Depuis l'accident vasculaire cérébral (AVC) qui l'avait laissée paralysée, Marie-Nicole Rainville était malheureuse et n'acceptait pas son état. Elle aurait même évoqué l'idée d'en finir.

«Elle m'a dit: «De toute façon, je sais où il y a une arme»», a raconté hier Marcel Carbonneau, premier témoin produit par la défense au procès de l'ex-juge Jacques Delisle, accusé du meurtre prémédité de sa femme.

M. Carbonneau, chirurgien orthopédique à la retraite, est un ami de l'accusé. Ils se sont connus lorsqu'ils étaient dans la vingtaine, et sont toujours restés proches. Leurs femmes respectives s'entendaient bien, et les deux couples se fréquentaient souvent. Invité à décrire Mme Rainville avant qu'elle ne subisse son AVC, M. Carbonneau a dit qu'elle était joviale, fière, enjouée, agréable, très active dans les conversations, avait un bon sens de l'humour... Après son AVC, en avril 2007, «elle n'était plus la même personne. Elle n'était plus aussi enjouée. Elle n'était pas joyeuse ni contente de la situation», a expliqué le témoin. Il a remarqué qu'elle ne discutait pas comme avant et n'était pas capable de suivre la conversation, si plusieurs personnes étaient réunies. Mme Rainville aurait passé la réflexion au sujet de l'arme à un moment où ils se sont retrouvés tous les deux seuls dans une pièce, pendant un souper chez les Delisle-Rainville. L'état de Mme Rainville s'est détérioré encore plus après qu'elle se fut fracturé une hanche, le 7 juillet 2009. Elle est restée de longs mois à l'hôpital, et pouvait seulement se déplacer de son lit à la salle de bains à l'hôpital, s'est rappelé le témoin.

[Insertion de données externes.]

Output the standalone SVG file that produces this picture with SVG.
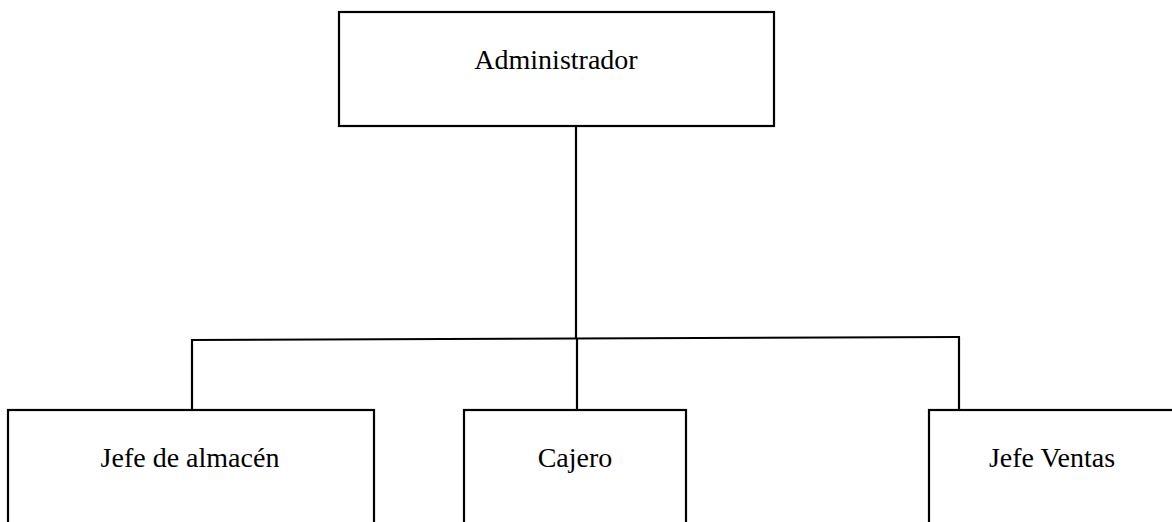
<svg xmlns="http://www.w3.org/2000/svg" width="1172" height="522" viewBox="0 0 1172 522">
<style>
.box{fill:#fff;stroke:#000;stroke-width:2.2}
.ln{fill:none;stroke:#000;stroke-width:2.2}
text{font-family:"Liberation Serif","Times New Roman",serif;font-size:28px;fill:#000;text-anchor:middle}
</style>
<rect width="1172" height="522" fill="#fff"/>
<g id="connectors">
<line class="ln" x1="576" y1="126" x2="576" y2="338"/>
<line class="ln" x1="191" y1="340" x2="960" y2="337"/>
<line class="ln" x1="192" y1="340" x2="192" y2="410"/>
<line class="ln" x1="577" y1="338" x2="577" y2="410"/>
<line class="ln" x1="959" y1="337" x2="959" y2="410"/>
</g>
<g id="administrador">
<rect class="box" x="339" y="12" width="435" height="114"/>
<text x="556" y="69">Administrador</text>
</g>
<g id="jefe-almacen">
<rect class="box" x="8" y="410" width="366" height="130"/>
<text x="190" y="467">Jefe de almacén</text>
</g>
<g id="cajero">
<rect class="box" x="464" y="410" width="222" height="130"/>
<text x="575" y="467">Cajero</text>
</g>
<g id="jefe-ventas">
<rect class="box" x="929" y="410" width="260" height="130"/>
<text x="1052" y="467">Jefe Ventas</text>
</g>
</svg>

En contre-interrogatoire, le procureur de la Couronne a demandé à M. Carbonneau s'il avait parlé à quelqu'un de la réflexion de Mme Rainville au sujet de l'arme. Non, il n'en a jamais parlé à personne, ni à sa femme ni à M. Delisle.

«Vous êtes médecin et vous n'en avez pas parlé?», s'est indigné Me Steve Magnan.

«Non», a répondu le témoin avant d'ajouter qu'il n'avait pas pensé que Mme Rainville «en était rendue là».

Ménage

Le deuxième témoin de la défense, Marjolaine Castonguay, faisait le ménage chez le couple Delisle-Rainville toutes les deux semaines, le mercredi. Elle a connu Mme Rainville en 2008, donc après que cette dernière a fait son AVC. Selon elle, la femme pouvait circuler dans la maison avec une canne quadripode. Elle pouvait même apporter son déjeuner ou son dîner sur la table. Mme Castonguay se souvient qu'un jour, Mme Rainville a dit qu'elle «serait bien mieux morte».

Mme Rainville est revenue à la maison le 30 octobre 2009, après trois mois d'hospitalisation. Elle est morte d'un coup de feu à la tête le 12 novembre. Entre ces deux moments, Mme Castonguay l'a vue, en allant faire le ménage, le 4 novembre. Mme Rainville était assise dans le salon, puis elle s'est couchée sur le canapé. La femme de ménage n'a jamais vu d'arme à feu dans une boîte chez le couple. Elle se souvient que M. Delisle s'occupait de sa femme.

Patrimoine

Un peu plus tôt dans la journée, la Couronne avait présenté son 22e et dernier témoin: la notaire Danielle Beausoleil, qui a analysé la situation financière de M. Delisle. En 2009, l'accusé recevait une pension de 178 000$ par année. Son patrimoine était estimé à 2,8 millions. En divorçant, il aurait dû en donner la moitié à sa femme. Comme madame est morte, il a tout conservé. La Couronne voulait manifestement soulever la possibilité d'un mobile financier, en plus du mobile amoureux. On sait qu'en 2009, M. Delisle avait manifesté son désir de faire vie commune avec sa maîtresse et ex-secrétaire, Johanne Plamondon. Le procès se poursuit vendredi matin.